Jusqu'ici, le pétrole est en outre fréquemment extrait avec du gaz, en Arabie saoudite notamment. Mais celui-ci gagnant en valeur, les exploitants se tournent vers l'eau, explique encore M. Nogrette, dont l'entreprise mène par exemple auprès de Saudi Aramco des projets pilotes. En attendant, à Khazzan, l'eau d'injection, qui pourrait être recyclée, ne l'est pas, BP la stockant, avec sa saumure, son chlore et d'autres produits dans un bassin d'évaporation de 30 hectares.

Plus généralement, la question se pose aussi du sort de "l'eau produite" : la plupart des puits, quand ils expulsent du pétrole ou du gaz, sortent de l'eau - souvent un volume de pétrole pour deux ou trois d'eau. Mais les exploitants la recyclent peu, même si les solutions techniques existent: "on commence à avoir des réglementations en mer du Nord", note M. Nogrette.

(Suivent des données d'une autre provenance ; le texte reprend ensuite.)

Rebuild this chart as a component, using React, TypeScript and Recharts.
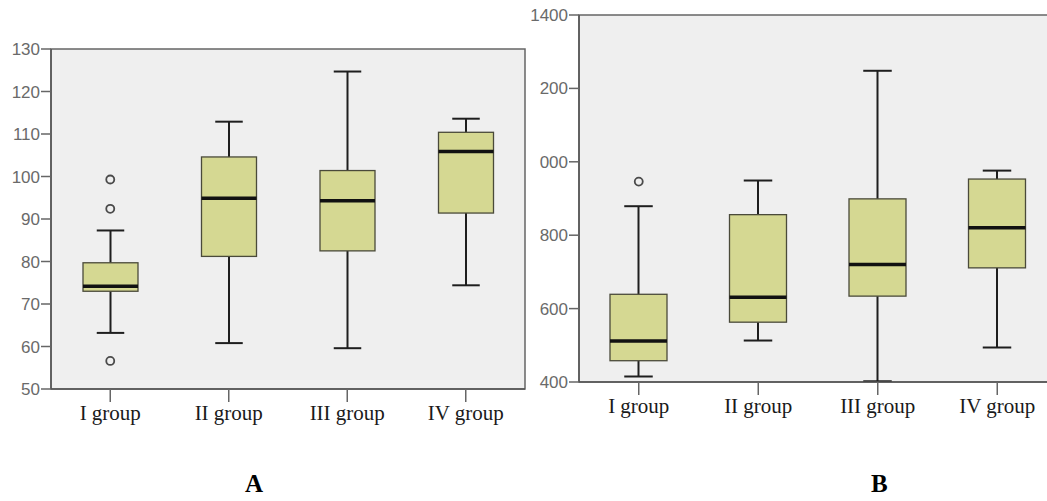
import React from "react";
import { ComposedChart, Bar, Line, XAxis, YAxis, CartesianGrid, ReferenceArea } from "recharts";

// ─── data ───────────────────────────────────────────────────────────────
const GROUPS = ["I group", "II group", "III group", "IV group"];

// panel A
const A_MIN = [63.2, 60.8, 59.6, 74.4];
const A_Q1 = [73.0, 81.2, 82.5, 91.4];
const A_MED = [74.2, 94.9, 94.3, 105.9];
const A_Q3 = [79.7, 104.6, 101.4, 110.4];
const A_MAX = [87.3, 112.9, 124.7, 113.6];
const A_OUTLIERS = [[99.3, 92.4, 56.6], [], [], []];
const A_TICKS = [50, 60, 70, 80, 90, 100, 110, 120, 130];

// panel B
const B_MIN = [415, 513, 402, 494];
const B_Q1 = [458, 563, 634, 711];
const B_MED = [512, 631, 720, 820];
const B_Q3 = [639, 856, 899, 953];
const B_MAX = [879, 949, 1248, 976];
const B_OUTLIERS = [[946], [], [], []];
const B_TICKS = [400, 600, 800, 1000, 1200, 1400];
const B_TICK_LABELS = ["400", "600", "800", "000", "200", "1400"];

const BOX_FILL = "#d5d892";
const PLOT_BG = "#efefef";

function buildRows(mins: number[], q1: number[], med: number[], q3: number[], max: number[], outs: number[][]) {
  return GROUPS.map((name, i) => {
    const row: any = { name, min: mins[i], q1: q1[i], median: med[i], q3: q3[i], max: max[i], box: [q1[i], q3[i]] };
    for (let k = 0; k < 3; k++) row[`out${k}`] = outs[i][k] ?? null;
    return row;
  });
}

const dataA = buildRows(A_MIN, A_Q1, A_MED, A_Q3, A_MAX, A_OUTLIERS);
const dataB = buildRows(B_MIN, B_Q1, B_MED, B_Q3, B_MAX, B_OUTLIERS);

// box + whiskers drawn from the bar's own (linear) pixel span of q1..q3
const BoxShape = (props: any) => {
  const { x, y, width, height, payload } = props;
  if (!payload) return null;
  const top = Math.min(y, y + height);
  const h = Math.abs(height);
  const { min, q1, median, q3, max } = payload;
  const py = (v: number) => top + (h * (q3 - v)) / (q3 - q1);
  const cx = x + width / 2;
  const cap = width / 4;
  return (
    <g>
      <line x1={cx} x2={cx} y1={py(max)} y2={py(q3)} stroke="#1e1e1e" strokeWidth={2} />
      <line x1={cx} x2={cx} y1={py(q1)} y2={py(min)} stroke="#1e1e1e" strokeWidth={2} />
      <line x1={cx - cap} x2={cx + cap} y1={py(max)} y2={py(max)} stroke="#1e1e1e" strokeWidth={2} />
      <line x1={cx - cap} x2={cx + cap} y1={py(min)} y2={py(min)} stroke="#1e1e1e" strokeWidth={2} />
      <rect x={x} y={top} width={width} height={h} fill={BOX_FILL} stroke="#4a4a3a" strokeWidth={1.3} />
      <line x1={x} x2={x + width} y1={py(median)} y2={py(median)} stroke="#111" strokeWidth={3.5} />
    </g>
  );
};

const yTickStyle = { fontFamily: "Liberation Sans, Arial, sans-serif", fontSize: 17, fill: "#6a6a6a" };
const xTickStyle = { fontFamily: "Liberation Serif, Times New Roman, serif", fontSize: 21, fill: "#1a1a1a" };
const outlierDot = { r: 4, fill: PLOT_BG, stroke: "#4a4a4a", strokeWidth: 1.8 };

function BoxPanel({ data, domain, ticks, tickFmt, width, height, margin, yWidth, barSize }: any) {
  return (
    <ComposedChart width={width} height={height} data={data} margin={margin}>
      <CartesianGrid fill={PLOT_BG} horizontal={false} vertical={false} />
      <ReferenceArea y1={domain[0]} y2={domain[1]} fill="none" stroke="#666" strokeWidth={1.5} />
      <XAxis
        dataKey="name"
        tick={xTickStyle}
        tickSize={13}
        tickMargin={3}
        height={40}
        tickLine={{ stroke: "#666", strokeWidth: 1.5 }}
        axisLine={{ stroke: "#555", strokeWidth: 1.5 }}
      />
      <YAxis
        domain={domain}
        ticks={ticks}
        tickFormatter={tickFmt}
        width={yWidth}
        tick={yTickStyle}
        tickSize={10}
        tickMargin={1}
        tickLine={{ stroke: "#666", strokeWidth: 1.5 }}
        axisLine={{ stroke: "#555", strokeWidth: 1.5 }}
        allowDataOverflow
      />
      <Bar dataKey="box" barSize={barSize} shape={BoxShape} isAnimationActive={false} />
      {[0, 1, 2].map((k) => (
        <Line
          key={k}
          dataKey={`out${k}`}
          stroke="none"
          dot={outlierDot}
          activeDot={false}
          connectNulls={false}
          isAnimationActive={false}
        />
      ))}
    </ComposedChart>
  );
}

export default function App() {
  return (
    <div style={{ position: "absolute", left: 0, top: 0, width: 1047, height: 501, overflow: "hidden", background: "#fff" }}>
      <div style={{ position: "absolute", left: 0, top: 0 }}>
        <BoxPanel
          data={dataA}
          domain={[50, 130]}
          ticks={A_TICKS}
          tickFmt={(v: number) => String(v)}
          width={540}
          height={460}
          margin={{ top: 49, right: 15, left: 0, bottom: 31 }}
          yWidth={51}
          barSize={55}
        />
      </div>
      <div style={{ position: "absolute", left: 527, top: 0 }}>
        <BoxPanel
          data={dataB}
          domain={[400, 1400]}
          ticks={B_TICKS}
          tickFmt={(v: number) => B_TICK_LABELS[B_TICKS.indexOf(v)]}
          width={540}
          height={460}
          margin={{ top: 15, right: 10, left: 0, bottom: 38 }}
          yWidth={52}
          barSize={57}
        />
      </div>
      <div style={{ position: "absolute", left: 245, top: 470, fontFamily: "Liberation Serif, serif", fontWeight: "bold", fontSize: 25 }}>A</div>
      <div style={{ position: "absolute", left: 871, top: 470, fontFamily: "Liberation Serif, serif", fontWeight: "bold", fontSize: 25 }}>B</div>
    </div>
  );
}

"Le monde du pétrole doit évoluer, il commence", assure-t-il, évoquant des "ateliers" avec Total ou BP. "Le gaz naturel, comme le gaz de schiste ou le pétrole sont très dépendants de la ressource en eau", souligne Charles Iceland, expert au World Resources Institute (WRI).

Or, à l'avenir, "le Moyen-Orient aura besoin de plus en plus d'énergie pour sa propre consommation", dit-il. "La situation devrait donc empirer, sauf s'ils produisent de l'électricité avec des panneaux solaires, qui n'ont pas besoin de beaucoup d'eau et qui dans la région atteignent des prix raisonnables". À ce stade, l'exploitation des hydrocarbures, notamment du gaz, en plein boom mondial, n'est pas près de s'arrêter.

À Oman, qui tire là trois quarts de son budget, et veille à l'"omanisation" des personnels, BP est en train d'étendre le site de Khazzan de 50%, pour produire 42 millions de m3 par jour en 2020. En octobre, le sultanat a signé avec Shell un contrat d'exploration dans le sud-est. Et près de Khazzan, BP et ENI vont explorer un autre bloc, sur plus de 2 700 km2.

De son côté Veolia, sur l'eau industrielle ou municipale mais aussi la gestion de déchets pétrochimiques ou l'efficacité énergétique, espère doubler son activité au Moyen-Orient d'ici 2023, de 790 millions d'euros (3% aujourd'hui) à plus d'1,2 milliard.

Commentaires

Jean-François …

Le "double effet kiss-cool" du pétrole: pollution et assèchement des nappes aquifères!
Et pendant ce temps il y a des millions de gens qui n'ont même pas d'eau potable pour leurs besoins vitaux.
Monde de fous, quand tu nous tiens ...!!

HERRENSCHMIDT …

Cette information et la forme sous laquelle elle est donnée ne fait qu'illustrer avec acuité cette réalité : l'activité humaine ne crée pas de richesses. Elle ne fait qu'épuiser celles que la nature met à notre disposition gratuitement.